Horseshoes are supposed to be lucky but you meet few people who can prove that. However, one such exception is William Cunningham who lives near Birr, Co Offaly.
About six years ago, one of William's children asked him to make something for a bring-and-buy sale in the local school and he cast around in desperation for a bit of creativity.
He found some old horseshoes and, using his skill as a steel fabricator, he made a candlestick from the metal. The next day the candlestick was the first thing sold at the school.
Earlier this year, William, from Garbally, near Birr, opened for business, calling his company Horseshoe Crafts. His designs are selling well in the craft market.
Uniquely, the business uses only horseshoes from the various stables and yards around the Republic to make the items he sells.

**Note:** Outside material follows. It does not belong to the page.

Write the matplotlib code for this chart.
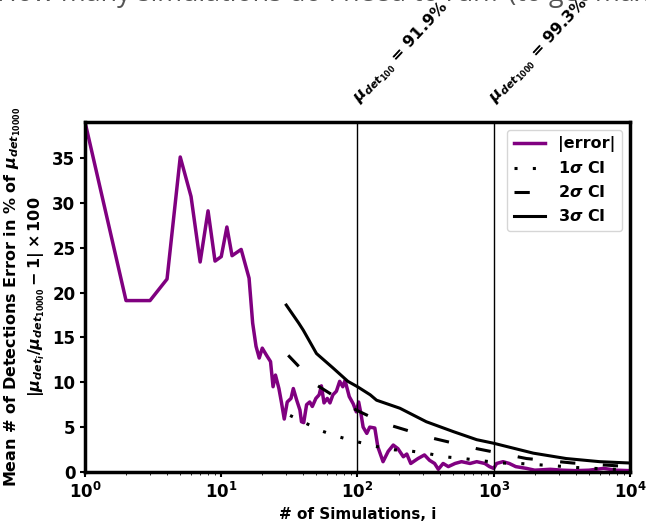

"It is a real recycling job and the horse-owners seem to be happy about having somewhere to get rid of the shoes because they are a potential danger to horses when they are thrown," he said.
He gets his raw material from farriers in the midlands and from stables in the area. This week, however, he is picking up the shoes from the Army Equestrian School in Dublin.
"People have been very good to me because I need a lot of the shoes to make the candlesticks and other pieces that I make up from them.
"The farriers in Glasson, Co Westmeath, and in Kildare town give me their old shoes and some of the stables, including Capt Swan's, who is Charlie Swan's father, keeps shoes for me," he said.
The most famous shoes he has worked on came from the wonder horse, Danoli. He fashioned one of his pieces of artwork for trainer Tom Foley, whom he described as a "decent man".
"I would like of course to make pieces from shoes of famous horses, but it is the ordinary horses which keep me in business. As a matter of fact, I am afraid of horses. I would not go near one unless I had to. However, I have put the odd bob or two on one but that is as close as I get," he said.
William's first job when getting the shoes is to clean them thoroughly and then bring them to his workshop to weave them into the designs he uses for his artwork.
"I then paint them and hope for the best. My wife, Olive, she is the boss, she does the marketing and to date it has been going very well," he said.
His work has already been sold in the US and in Germany but he is gearing up for the local market and for visitors to the area.
William has also come up with a bit of a puzzle about horseshoes and which way they should hang over doors to bring good luck.
"When some people see a horseshoe hanging over the door with the open end pointing upwards, they say that will bring bad luck but that is the way horseshoes are hung in this part of the country. But as far as I can tell, in different parts of the country there are different traditions about the horseshoe.
"Anyhow, as far as I am concerned, the horseshoe has brought me good luck," he concluded.